==== Dataset excerpt

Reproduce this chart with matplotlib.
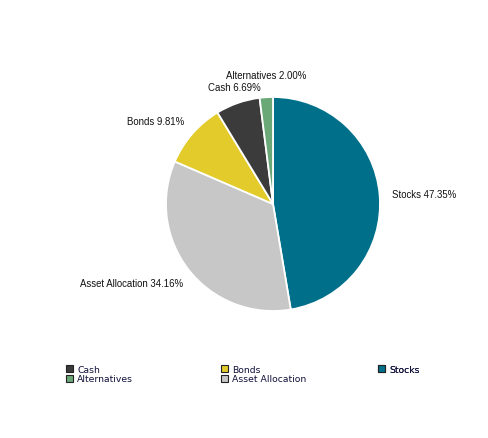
import matplotlib
matplotlib.use('Agg')
import matplotlib.pyplot as plt
from matplotlib.patches import Patch

# slices, clockwise from 12 o'clock
labels = ['Stocks', 'Asset Allocation', 'Bonds', 'Cash', 'Alternatives']
values = [47.35, 34.16, 9.81, 6.69, 2.00]
colors = ['#006F8A', '#C7C7C7', '#E2CB2B', '#3B3B3B', '#6AA878']

# label anchor points (pixels from top-left) and alignment
label_pos = [(392, 195), (183, 284), (184, 122), (261, 88), (306, 76)]
label_ha = ['left', 'right', 'right', 'right', 'right']

# legend columns
legend_cols = [['Cash', 'Alternatives'], ['Bonds', 'Asset Allocation'], ['Stocks']]
legend_x = [66, 221, 378]

W, H = 489, 439
fig = plt.figure(figsize=[W / 100, H / 100], dpi=100)
ax = fig.add_axes([0, 0, 1, 1])

ax.pie(values, colors=colors, startangle=90, counterclock=False,
       center=(273, H - 205), radius=107,
       wedgeprops=dict(edgecolor='white', linewidth=1.3))
ax.set_xlim(0, W)
ax.set_ylim(0, H)
ax.set_aspect('equal')
ax.axis('off')

for i, lab in enumerate(labels):
    x, y = label_pos[i]
    ax.text(x, H - y, '%s %.2f%%' % (lab, values[i]), ha=label_ha[i], va='center',
            fontsize=6.95, family='Liberation Sans', color='#111111')

col_of = dict(zip(labels, colors))
for k, col in enumerate(legend_cols):
    handles = [Patch(facecolor=col_of[n], edgecolor='#222222', linewidth=0.8, label=n) for n in col]
    leg = ax.legend(handles=handles, loc='upper left',
                    bbox_to_anchor=(legend_x[k] / W, 1 - 366 / H),
                    frameon=False, handlelength=0.75, handleheight=0.75,
                    handletextpad=0.45, labelspacing=0.05, borderpad=0, borderaxespad=0,
                    labelcolor='#10103A', prop=dict(family='DejaVu Sans', size=6.7))
    ax.add_artist(leg)

fig.savefig('out.png', dpi=100)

========

**Exercise brief:** Keep every word of the data as it is when you write it out, but drop the pictures.

**Task output:**
Reproduce this chart with matplotlib.
import matplotlib
matplotlib.use('Agg')
import matplotlib.pyplot as plt
from matplotlib.patches import Patch

# slices, clockwise from 12 o'clock
labels = ['Stocks', 'Asset Allocation', 'Bonds', 'Cash', 'Alternatives']
values = [47.35, 34.16, 9.81, 6.69, 2.00]
colors = ['#006F8A', '#C7C7C7', '#E2CB2B', '#3B3B3B', '#6AA878']

# label anchor points (pixels from top-left) and alignment
label_pos = [(392, 195), (183, 284), (184, 122), (261, 88), (306, 76)]
label_ha = ['left', 'right', 'right', 'right', 'right']

# legend columns
legend_cols = [['Cash', 'Alternatives'], ['Bonds', 'Asset Allocation'], ['Stocks']]
legend_x = [66, 221, 378]

W, H = 489, 439
fig = plt.figure(figsize=[W / 100, H / 100], dpi=100)
ax = fig.add_axes([0, 0, 1, 1])

ax.pie(values, colors=colors, startangle=90, counterclock=False,
       center=(273, H - 205), radius=107,
       wedgeprops=dict(edgecolor='white', linewidth=1.3))
ax.set_xlim(0, W)
ax.set_ylim(0, H)
ax.set_aspect('equal')
ax.axis('off')

for i, lab in enumerate(labels):
    x, y = label_pos[i]
    ax.text(x, H - y, '%s %.2f%%' % (lab, values[i]), ha=label_ha[i], va='center',
            fontsize=6.95, family='Liberation Sans', color='#111111')

col_of = dict(zip(labels, colors))
for k, col in enumerate(legend_cols):
    handles = [Patch(facecolor=col_of[n], edgecolor='#222222', linewidth=0.8, label=n) for n in col]
    leg = ax.legend(handles=handles, loc='upper left',
                    bbox_to_anchor=(legend_x[k] / W, 1 - 366 / H),
                    frameon=False, handlelength=0.75, handleheight=0.75,
                    handletextpad=0.45, labelspacing=0.05, borderpad=0, borderaxespad=0,
                    labelcolor='#10103A', prop=dict(family='DejaVu Sans', size=6.7))
    ax.add_artist(leg)

fig.savefig('out.png', dpi=100)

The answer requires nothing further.